According to CoinDesk, in a recently released batch of emails posted by Martii 'Sirius' Malmi, an early collaborator on Bitcoin's code, Satoshi Nakamoto warned that the cryptocurrency could become a significant consumer of energy. The email release comes as Craig Wright is on trial in a case brought by the Crypto Open Patent Alliance (COPA) to determine whether he is indeed Satoshi Nakamoto, the anonymous creator of Bitcoin. Satoshi wrote in May 2009 that Proof of Work (PoW) is fundamental to coordinating the network and preventing double-spending. PoW is a consensus algorithm used in cryptocurrencies like Bitcoin to secure the network and prevent double-spending by requiring miners to solve complex computational puzzles, which in turn validates transactions and adds new blocks to the blockchain.

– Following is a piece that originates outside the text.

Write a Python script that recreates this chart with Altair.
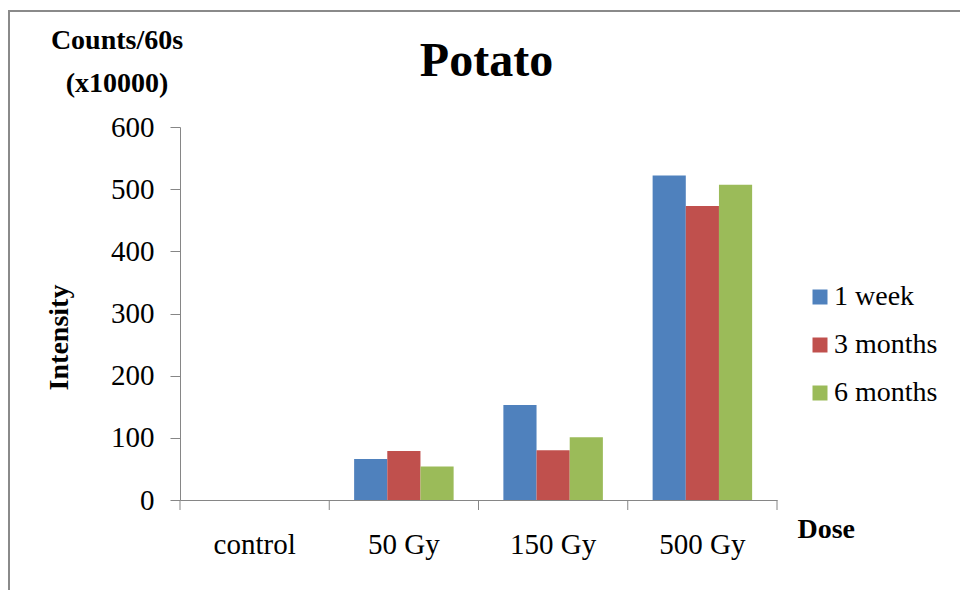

PoW is at the center of a debate around Bitcoin's energy consumption. While the cryptocurrency industry points to miners' use of clean or orphaned power, which would otherwise go to waste, critics are laser-focused on the raw numbers of energy consumption it generates. As a result, some jurisdictions like New York State or British Columbia have placed moratoriums on Bitcoin mining, citing the high energy consumption. Satoshi wrote that if Bitcoin did grow to consume significant energy, it would still be less wasteful than the labor and resource-intensive conventional banking activity it would replace. 2021 research from Galaxy Digital showed that Bitcoin uses half the energy of the banking or gold mining industries.

Satoshi also foresaw non-financial uses for blockchain, such as serving as an open-source notary, allowing users to securely timestamp documents to prove their existence at a specific point in time. He was concerned that labeling Bitcoin as a sort of investment might bring legal scrutiny from authorities and advised against explicitly saying, 'consider it an investment'. Since then, the Securities and Exchange Commission (SEC) has engaged in a long campaign of legal warfare around the use of this word and might classify a cryptocurrency as a security and crypto exchanges as dealing with unregistered securities.